Falling house prices meant once prohibitively costly Georgian town houses in places such as Merrion and Fitzwilliam Squares and Mount Street were once again within the grasp of a certain type of purchaser – generally double-income high earners, said Paul Kearns, a senior planner with the city council.
“Properties which were selling for €4 million are now going for €1 to €1.5 million in the most beautiful part of the city,” he said. “In any other city, these houses would be default choice for the wealthy who want a high-status home.”
Only 7 per cent of buildings were in residential occupation. The Irish Monopoly board equivalent to London’s Mayfair or New York’s Park Lane was Shrewsbury Road, when it should be Fitzwilliam or Merrion Square, he added. “Why does living in a Georgian house need to be considered the choice of the esoteric, alternative or noble, why can’t it just be the choice of the fashionable and rich?”

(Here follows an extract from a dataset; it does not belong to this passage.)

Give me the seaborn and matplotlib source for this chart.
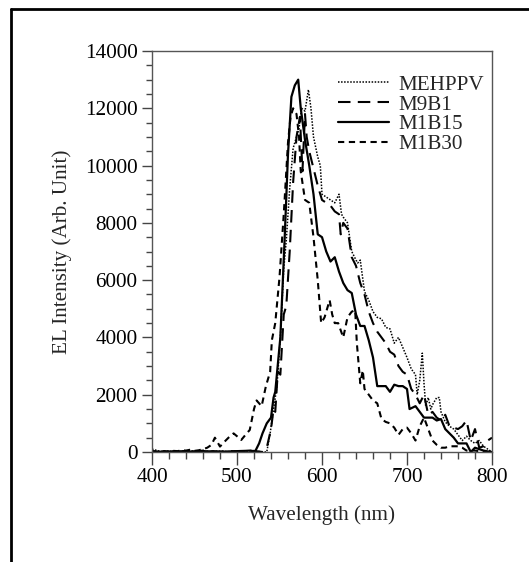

The Dublin Squares conference focused on Dublin’s five Georgian Squares, Merrion Square, Fitzwilliam Square and St Stephen’s Green in the south city and Parnell Square and Mountjoy Square on the north side. The areas were quite different. In the last census there were fewer than 10 residents on Merrion Square but more than 1,400 on Mountjoy Square, said Garrett Fennell of the Mountjoy Square Society.
“Wealth is not going to come to the north Georgian core and the market is not going to bring about a renewal without assistance,” he said. Buildings had been damaged by being divided into poor-quality flats by owners who just wanted to “sweat the building”, he claimed.